El texto que se leerá a continuación es la traducción de las páginas finales del libro Il Romanzo del Vino, de Roberto Cipresso (con Giovanni Negri y Stefano Milioni), enólogo, viticultor y vinicultor de renombre internacional. Con solo mencionar su nombre en Google es suficiente para obtener abundante información al respecto, incluida su participación en Bueno Wines do Brasil. BVReppucci insertó este texto en el libro O Tempo e o Vinho, que coeditó en 2011 con SENAI-SP-Editora.
Vino vivo
No sé si con estas páginas conseguí explicar por qué. Pero un día, bebiendo vino, lloré. Era el invierno de 1999: con dos amigos sentados en un bistró de París; no estaba melancólico, ni estaba particularmente conmovido. Hablamos de vino y vida, entre los estantes de madera oscura que servían de paredes al cuartito, y tratábamos de defendernos de la corriente de aire frío que se infiltraba por la puerta. Pedimos una botella, que nos fue traída y abierta.
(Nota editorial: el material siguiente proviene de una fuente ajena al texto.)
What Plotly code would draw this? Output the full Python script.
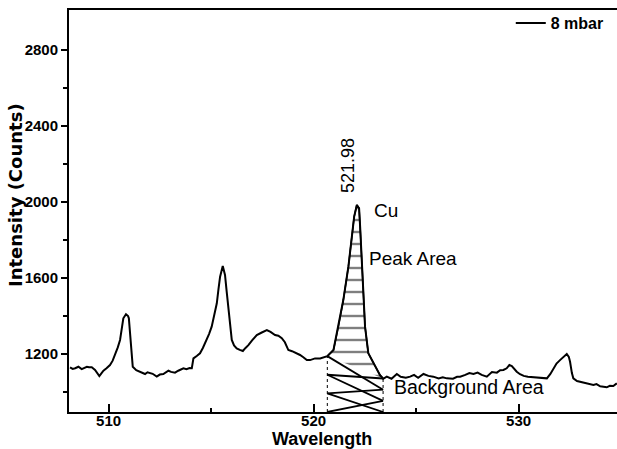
import numpy as np
import plotly.graph_objects as go

# ---- data ----
wavelength = [508.12, 508.25, 508.37, 508.53, 508.69, 508.80, 508.94, 509.05, 509.18, 509.34,
              509.45, 509.55, 509.65, 509.75, 509.90, 510.07, 510.20, 510.32, 510.45, 510.56,
              510.65, 510.72, 510.85, 510.95, 510.99, 511.08, 511.18, 511.35, 511.54, 511.65,
              511.78, 511.90, 512.02, 512.15, 512.35, 512.50, 512.67, 512.80, 512.92, 513.05,
              513.24, 513.40, 513.50, 513.65, 513.80, 513.95, 514.06, 514.14, 514.30, 514.46,
              514.60, 514.79, 514.90, 515.03, 515.15, 515.28, 515.36, 515.44, 515.57, 515.62,
              515.68, 515.76, 515.84, 515.92, 516.01, 516.12, 516.25, 516.40, 516.55, 516.68,
              516.82, 517.00, 517.23, 517.45, 517.72, 517.90, 518.12, 518.28, 518.45, 518.60,
              518.77, 518.95, 519.18, 519.34, 519.50, 519.67, 519.83, 520.07, 520.32, 520.48,
              520.67, 520.97, 521.21, 521.45, 521.70, 521.86, 521.98, 522.11, 522.22, 522.27,
              522.35, 522.43, 522.51, 522.67, 523.00, 523.24, 523.40, 523.57, 523.80, 524.06,
              524.25, 524.50, 524.71, 524.90, 525.10, 525.36, 525.60, 525.84, 526.10, 526.30,
              526.50, 526.80, 527.00, 527.15, 527.40, 527.60, 527.80, 528.00, 528.20, 528.45,
              528.70, 528.94, 529.10, 529.26, 529.42, 529.55, 529.67, 529.80, 529.91, 530.07,
              530.25, 530.45, 530.72, 530.90, 531.10, 531.38, 531.55, 531.70, 531.85, 532.02,
              532.20, 532.35, 532.45, 532.51, 532.60, 532.67, 532.85, 533.00, 533.20, 533.33,
              533.50, 533.65, 533.80, 533.98, 534.14, 534.30, 534.45, 534.62, 534.79]
counts = [1130, 1122, 1125, 1133, 1121, 1126, 1133, 1130, 1130, 1116,
          1100, 1084, 1098, 1112, 1125, 1142, 1165, 1195, 1235, 1274,
          1330, 1388, 1409, 1400, 1388, 1274, 1133, 1115, 1107, 1100,
          1095, 1104, 1102, 1096, 1081, 1092, 1095, 1104, 1112, 1106,
          1102, 1112, 1118, 1125, 1120, 1126, 1125, 1177, 1190, 1204,
          1232, 1274, 1305, 1344, 1400, 1467, 1540, 1607, 1663, 1640,
          1616, 1530, 1449, 1360, 1274, 1245, 1230, 1222, 1216, 1232,
          1247, 1272, 1300, 1312, 1326, 1316, 1300, 1296, 1283, 1262,
          1221, 1215, 1204, 1195, 1183, 1168, 1168, 1177, 1177, 1183,
          1189, 1221, 1344, 1484, 1661, 1817, 1923, 1984, 1967, 1870,
          1695, 1519, 1344, 1204, 1142, 1089, 1070, 1081, 1070, 1095,
          1080, 1075, 1081, 1090, 1075, 1095, 1085, 1081, 1072, 1078,
          1072, 1070, 1080, 1081, 1090, 1100, 1095, 1102, 1090, 1081,
          1105, 1102, 1115, 1116, 1125, 1142, 1137, 1118, 1107, 1094,
          1085, 1080, 1077, 1076, 1073, 1072, 1095, 1125, 1150, 1168,
          1185, 1200, 1185, 1159, 1100, 1072, 1058, 1054, 1050, 1046,
          1040, 1037, 1042, 1030, 1028, 1025, 1033, 1032, 1046]

series_name = "8 mbar"
peak_label = "521.98"
area_start, area_end = 520.67, 523.39
x_ticks = [510, 520, 530]
x_minor = [515, 525]
y_ticks = [1200, 1600, 2000, 2400, 2800]
y_minor = [1000, 1400, 1800, 2200, 2600]
x_range = [508.07, 534.8]
y_range = [895, 3010]

# ---- derived geometry ----
wl = np.array(wavelength)
ct = np.array(counts)
y_left = float(np.interp(area_start, wl, ct))
y_right = float(np.interp(area_end, wl, ct))
y_min = y_range[0]

mask = (wl > area_start) & (wl < area_end)
peak_x = [area_start] + list(wl[mask]) + [area_end]
peak_y = [y_left] + list(ct[mask]) + [y_right]

zx, zy = [], []
n_x = 3
for k in range(n_x):
    lt = y_left - (y_left - y_min) * k / n_x
    lb = y_left - (y_left - y_min) * (k + 1) / n_x
    rt = y_right - (y_right - y_min) * k / n_x
    rb = y_right - (y_right - y_min) * (k + 1) / n_x
    zx += [area_start, area_end, None, area_start, area_end, None]
    zy += [lt, rb, None, lb, rt, None]

fig = go.Figure()

# peak area hatch
fig.add_trace(go.Scatter(
    x=peak_x, y=peak_y, fill="toself", mode="lines",
    line=dict(color="black", width=1.5),
    fillcolor="white",
    fillpattern=dict(shape="-", size=12, fgcolor="black", bgcolor="white", solidity=0.2),
    showlegend=False, hoverinfo="skip"))

# background area cross lines
fig.add_trace(go.Scatter(
    x=zx, y=zy, mode="lines", line=dict(color="black", width=1.8),
    showlegend=False, hoverinfo="skip"))

# boundaries of background area
fig.add_trace(go.Scatter(
    x=[area_start, area_start, None, area_end, area_end],
    y=[y_min, y_left, None, y_min, y_right],
    mode="lines", line=dict(color="black", width=1, dash="dot"),
    showlegend=False, hoverinfo="skip"))

# spectrum
fig.add_trace(go.Scatter(
    x=wavelength, y=counts, mode="lines", name=series_name,
    line=dict(color="black", width=2)))

txt = dict(family="Liberation Sans, Arial, sans-serif", color="black")
fig.add_annotation(x=521.68, y=2189, text=peak_label, textangle=-90, showarrow=False,
                   font=dict(size=18, **txt))
fig.add_annotation(x=522.85, y=1953, text="Cu", xanchor="left", showarrow=False,
                   font=dict(size=19, **txt))
fig.add_annotation(x=522.61, y=1705, text="Peak Area", xanchor="left", showarrow=False,
                   font=dict(size=19, **txt))
fig.add_annotation(x=523.83, y=1026, text="Background Area", xanchor="left", showarrow=False,
                   font=dict(size=19.5, **txt))
fig.add_annotation(x=(322 - 69) / 548, xref="paper", y=(412 - 451) / 402, yref="paper",
                   text="<b>Wavelength</b>", showarrow=False, yanchor="bottom",
                   font=dict(size=18, **txt))
fig.add_annotation(x=(16 - 69) / 548, xref="paper", y=(412 - 195) / 402, yref="paper",
                   text="<b>Intensity (Counts)</b>", showarrow=False, textangle=-90,
                   xanchor="center", yanchor="middle",
                   font=dict(size=18, family="DejaVu Sans, sans-serif", color="black"))

fig.update_layout(
    width=617, height=449,
    margin=dict(l=69, r=0, t=10, b=37),
    paper_bgcolor="white", plot_bgcolor="white",
    font=dict(family="Liberation Sans, Arial, sans-serif", color="black"),
    showlegend=True,
    legend=dict(x=0.985, y=1.01, xanchor="right", yanchor="top",
                bgcolor="rgba(0,0,0,0)", font=dict(size=16, color="black",
                family="Liberation Sans, Arial, sans-serif", weight="bold")),
    xaxis=dict(range=x_range, tickvals=x_ticks, ticks="inside", ticklen=8, tickwidth=2,
               tickcolor="black", showline=True, linewidth=2, linecolor="black", mirror=True,
               showgrid=False, zeroline=False, ticklabelstandoff=-6,
               tickfont=dict(size=15, weight="bold"),
               minor=dict(tickvals=x_minor, ticks="inside", ticklen=4, tickwidth=2,
                          tickcolor="black", showgrid=False)),
    yaxis=dict(range=y_range, tickvals=y_ticks, ticks="outside", ticklen=6, tickwidth=2,
               tickcolor="black", showline=True, linewidth=2, linecolor="black", mirror=False,
               showgrid=False, zeroline=False,
               tickfont=dict(size=15, weight="bold"),
               minor=dict(tickvals=y_minor, ticks="outside", ticklen=4, tickwidth=2,
                          tickcolor="black", showgrid=False)),
)

fig.write_html("out.html")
Me tocó a mí sentir el aroma, probar, auscultar ese vino. Era del año 1900, un Léoville Poyferré, con botella gruesa y etiqueta deshecha. A la nariz, ese vino sabía a musgo, lirio del valle, vegetación forestal. Intenté sentir mejor el aroma. Entonces noté hojas maceradas; enseguida vinieron los hongos y por fin las trufas. El primer sorbo me aturdió por un instante. Era un vino persistente, que dejaba en el paladar una huella imborrable, una nota mineral profunda, profundísima, sumergida quizás en las profundidades de la tierra y la historia. Luego, de improviso, salpican notas balsámicas de menta, cargadas de frescor, que volvían a la nariz a través del paladar. No fue una sensación olfativa, sino una sensación de sabor. Yo sentía el perfume de la menta. Yo sentía el perfume de la menta expandirse en la garganta y subir de nuevo a la nariz. Perdí el habla.
¿La menta? Eran notas frescas, tan frescas que solo los vinos demasiado jóvenes pueden contener. Finalmente entendí. Mucho más viejo que yo, ese vino había sobrevivido a generaciones enteras. Ese vino estaba vivo, se movía, hablaba. Ese vino me recordó que, a diferencia de cualquier otra cosa, nobilísimo, fragmento de una época, el vino, todo vino, está vivo. Vive en el tonel, vive en la botella, vive de mil formas. Pero está vivo y quiere volver a contar su historia. Incluso después de su generación.
En un instante, creí vislumbrar en la distancia un viñedo, niebla y pies descalzos, manos y cantimplora, un caballo entre las viñas. Eran sonidos e imágenes de principios de siglo: las damas con sus sombrillas y sus encajes, los gritos de los niños jugando con el arco, las amas de llaves atareadas por la noche. Luego vi trincheras donde los hombres se arrastraban en medio del horror, bombas que estallaban en miles de astillas, campos devastados y campesinos que ya no existían, quizás ni siquiera en la memoria de sus nietos hoy. Me estremecí.
Ese vino era lo único vivo. Todo lo que había estado a su alrededor, desde el racimo hasta la cantimplora, desde los campesinos hasta las casas de los señores que lo habían poseído, desde los cuidados de las madres hasta las pesadillas de los soldados, todo había sucedido pero ya no existía más. Ese vino fue el único superviviente y, después de casi un siglo, hablaba.
Ese vino era el único y solitario testimonio de sí mismo. Yo lo bebía, y él contaba.